A ideia propagada por aqueles que lançam ICOs é de que vender os ativos aos usuários antes mesmo de a rede ser lançada ajuda a criar uma legião de "evangelistas" que serão usuários iniciais e promotores da aplicação que não existiriam caso não houvesse um incentivo financeiro para que eles participassem na comunidade. O problema com esta linha de pensamento é que se confunde investidores iniciais com usuários iniciais. A interseção de quem compra o cripto ativo e de quem realmente quer utilizar o serviço é provavelmente muito, muito pequena, especialmente durante momentos de mania de mercado como este que vem ocorrendo. Sim, as pessoas estão comprando o cripto ativo, mas isso porque o "mercado", na verdade, é representado pelas pessoas que querem ficar ricas e o produto/serviço vendido é "uma forma de enriquecer".
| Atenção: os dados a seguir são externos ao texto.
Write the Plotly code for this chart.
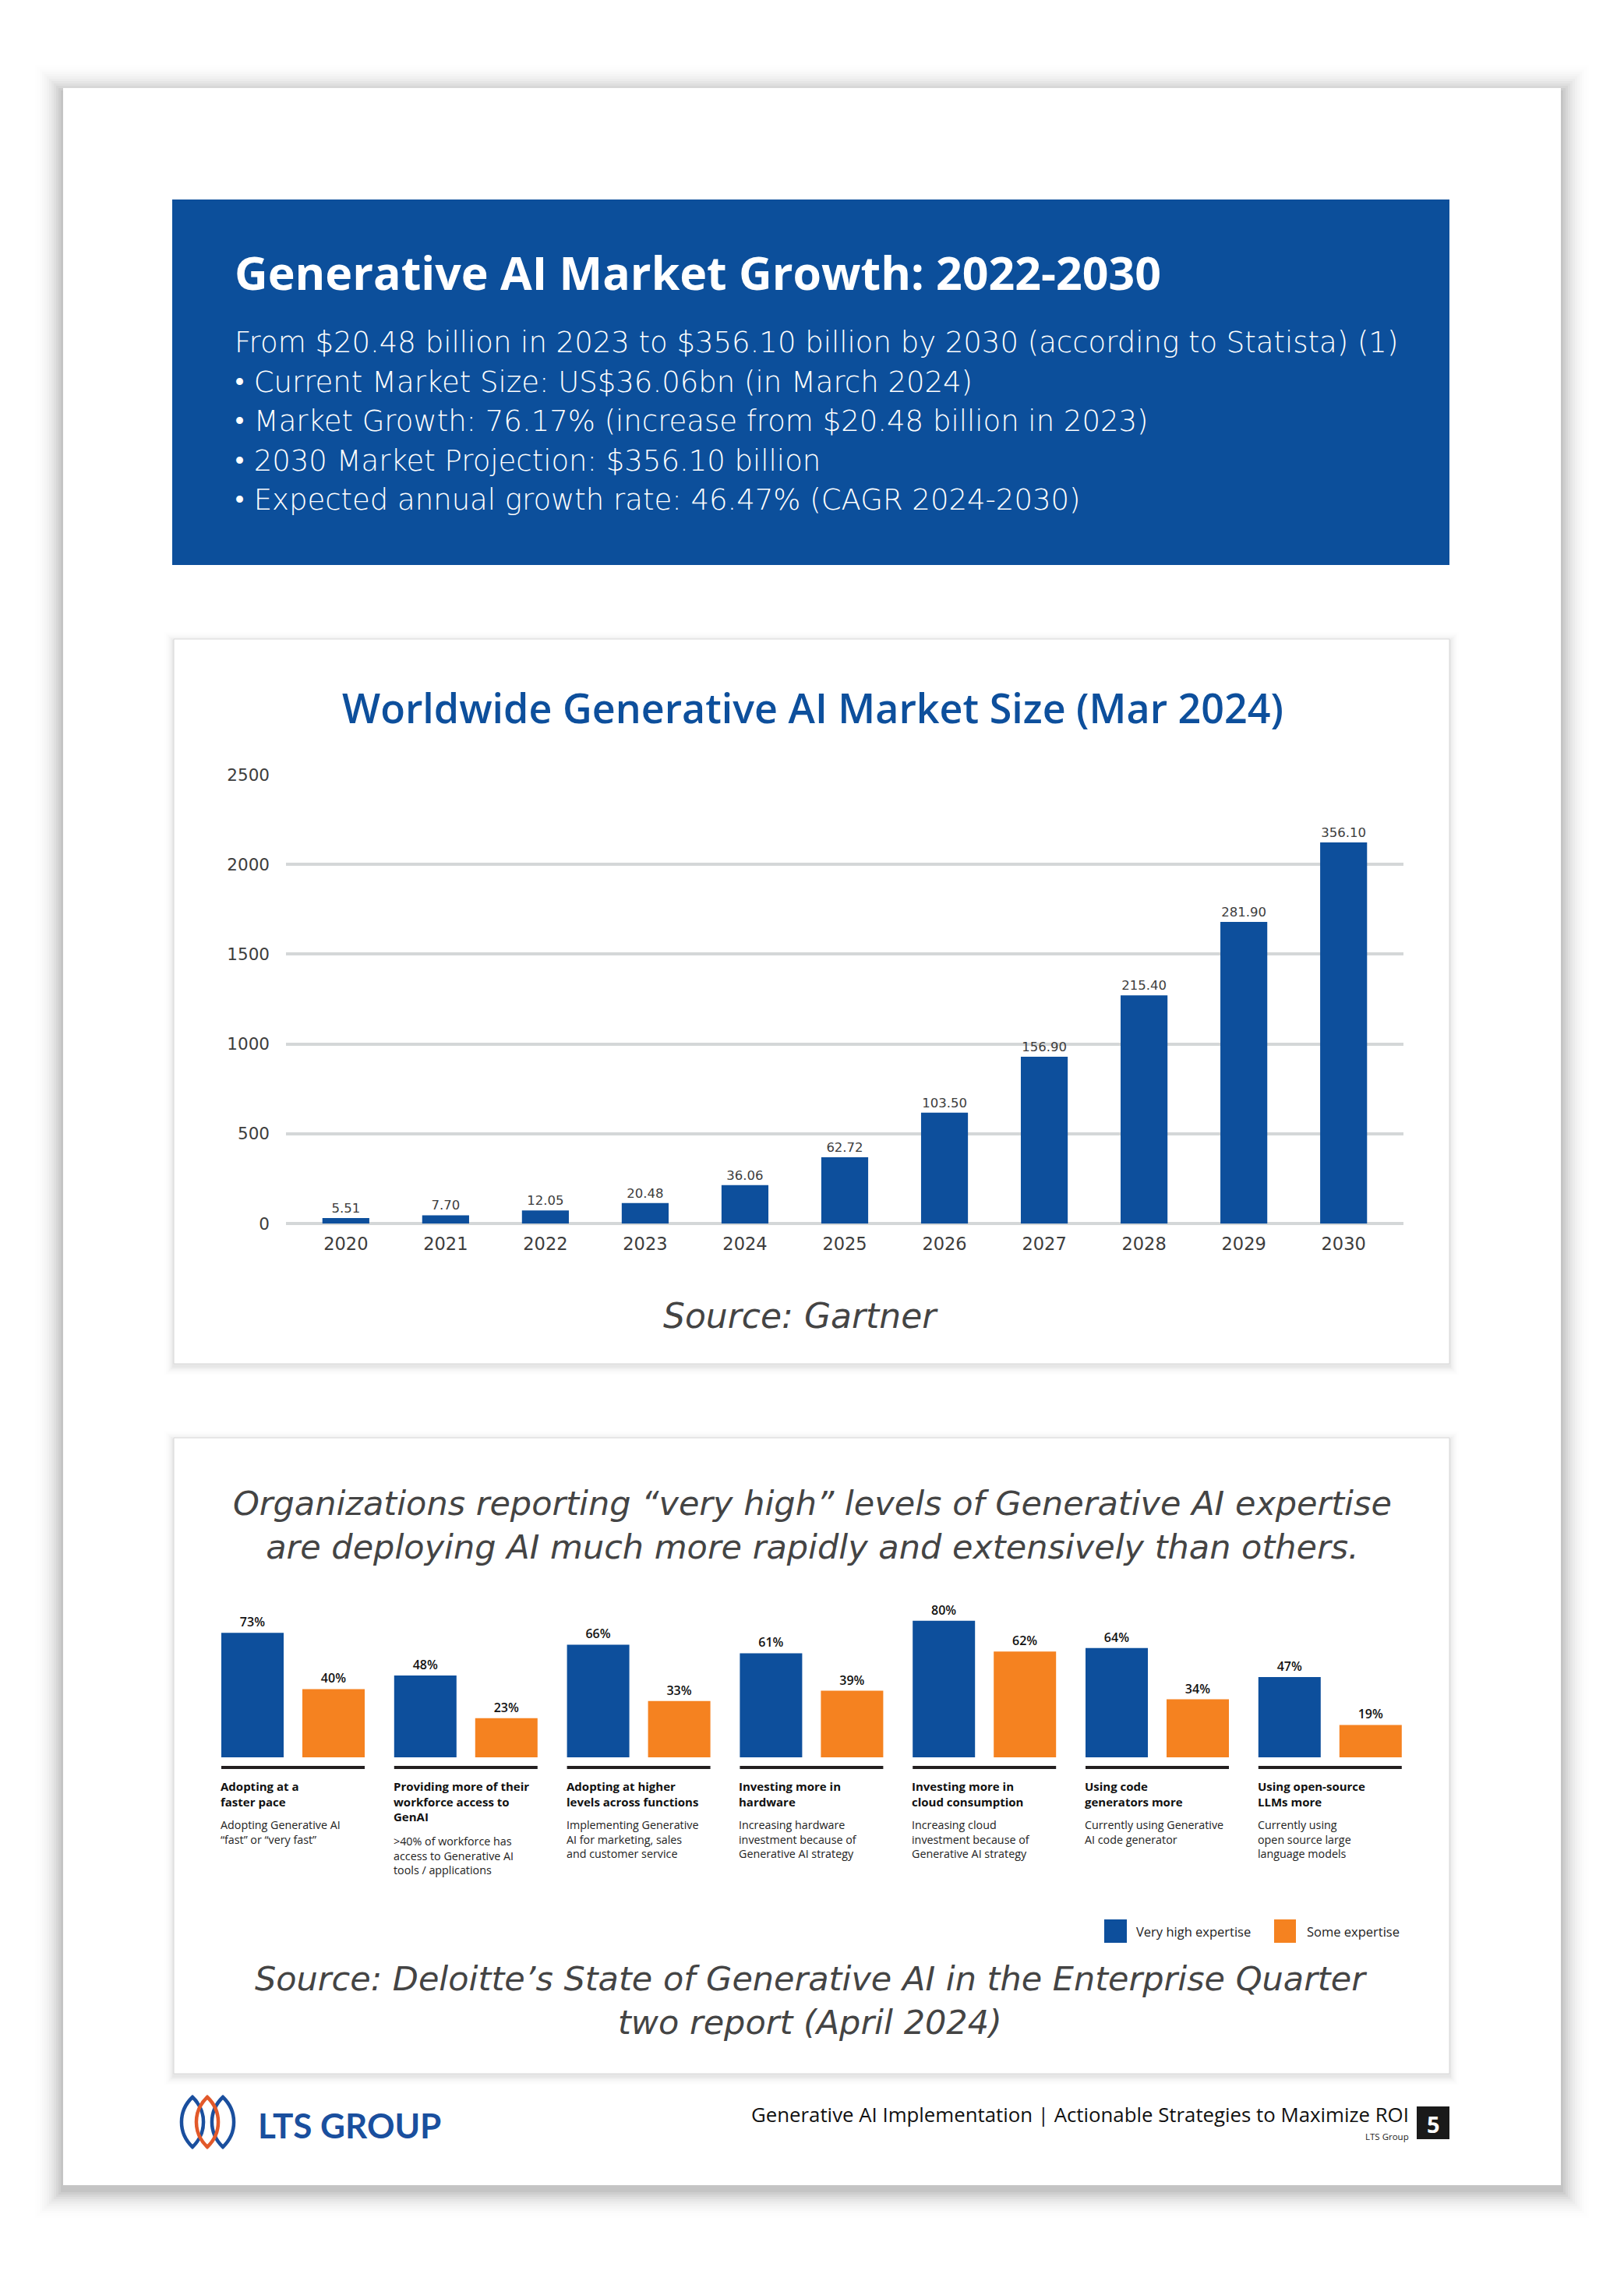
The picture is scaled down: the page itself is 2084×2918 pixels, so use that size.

O mercado total de cripto ativos tem crescido significativamente nos últimos anos. Qual será o tamanho dele daqui a alguns anos? Certamente, muitas ou a maioria dos cripto ativos que está sendo lançado atualmente não sobreviverá. Tampouco sobreviveu a maioria dos cripto ativos lançados em 2013 e 2014, quando eram chamados de "altcoins".
Portanto, em resumo, a conclusão é que os cripto ativos são uma nova classe de ativos que possibilitam aplicações descentralizadas. Estas, por sua vez, possibilitam que serviços que atualmente são prestados por entes centralizados possam existir de forma descentralizada, sem o controle de nenhum governo ou empresa. Este modelo de software é útil para pessoas que precisam de resistência à censura, que geralmente são pessoas alijadas do sistema tradicional ou pessoas que querem estar fora do sistema tradicional. A maioria das pessoas fora desses dois grupos está melhor servida por aplicações centralizadas que são muitas vezes melhores em praticamente todas as dimensões, pelo menos por enquanto. A aceitação ou rejeição social em relação a uma nova tecnologia é difícil de ser prevista. No longo prazo, o valor de um cripto ativo subirá e cairá proporcionalmente ao uso possibilitado pela aplicação descentralizada. No curto prazo, haverá extrema volatilidade, pois a maioria das pessoas que compra cripto ativos não entendem o que estão comprando. A maioria dos proponentes de ICOs não está construindo aplicações descentralizadas e, sim, estão capitalizando sobre a confusão criada pela mania de mercado.
Não aposte na derrocada do mercado de cripto ativos e aplicações descentralizadas. Nos aproximamos da primeira década de existência do Bitcoin e é evidente que ele não irá desaparecer e que algumas aplicações descentralizadas poderão encontrar o seu lugar ao sol, ou melhor dizendo, sua utilidade social.